Tag: martin luther king

In fact, snipe is a bird that is hard to shoot

by on May.02, 2011, under Politics

This status update is making the rounds on Facebook:

‎”I mourn the loss of thousands of precious lives, but I will not rejoice in the death of one, not even an enemy. Returning hate for hate multiplies hate, adding deeper darkness to a night already devoid of stars. Darkness cannot drive out darkness: only light can do that. Hate cannot drive out hate: only love can do that.” — Martin Luther King, Jr.

I admire the spirit and I’m glad to see it circulating. I didn’t repeat it because it doesn’t accurately describe my emotions right now. I will admit to a small patch of gladness to see the guy dead. The feeling is swamped by shame and rage at the past ten years of pointless warfare, loss of life, madness and torture, not to mention being creeped out by the dickswinging “Obama 2012″ (ok, I like Moshe Kasher) but I’d be lying to say it wasn’t real.

I’m also not impressed by this petition, also moving fast on FB:

After 10 years of war and the death of Osama bin Laden, it’s time to bring the troops home from Afghanistan. With al-Qaeda driven from the country and Bin Laden now dead, the rationale for war has evaporated. It’s time to stop now.

Well, no. The hunt for OBL long ago evaporated as the pretext for the United States’s two or three Middle East wars. This is coy to the point of useless. This is forgetting as the answer to forgetting.

A fair and related point to make right now is that the wars have in virtually no way led to this day. Rather, it seems to have been through careful, focused intelligence work. The capture or killing of Osama could have been accomplished with a much lower cost.
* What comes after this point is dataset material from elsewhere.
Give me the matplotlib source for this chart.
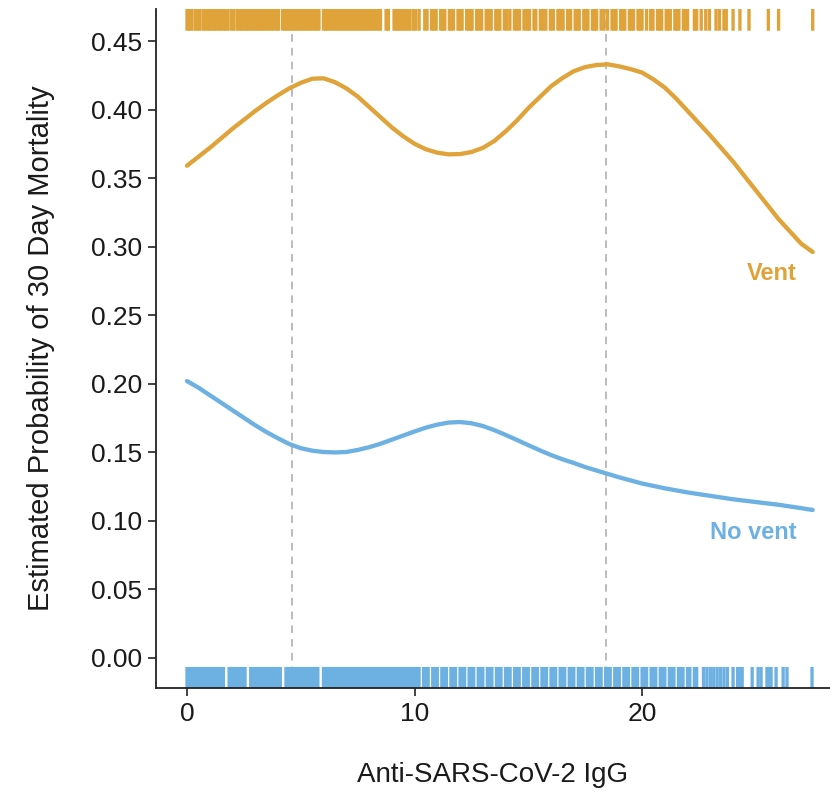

John Kerry was roundly condemned for saying as much in 2004. As in so much, his phrasing was infelicitous, but he was right. It’s imperfect to call this operation a simple matter of law enforcement and intelligence–for one thing, the ease with which everyone, myself included, dismisses its questionable legality only reveals how many sacred prohibitions we’ve cast aside in the past decade.

To now begin to end the wars will require more than forgetting how much we’ve forgotten. It will require accepting that they were snipe hunts from the beginning, and that their stated aims were either accomplished through other means or never obtainable at all.

UPDATE: Amanda Marcotte’s take: it may be bullshit but let’s run with it. OTOH, zunguzungu. Also MLK never spoke the first line of the quote (which I’ve put in italics). It was apparently added by some tweeter and then copied into the quote as re-posted.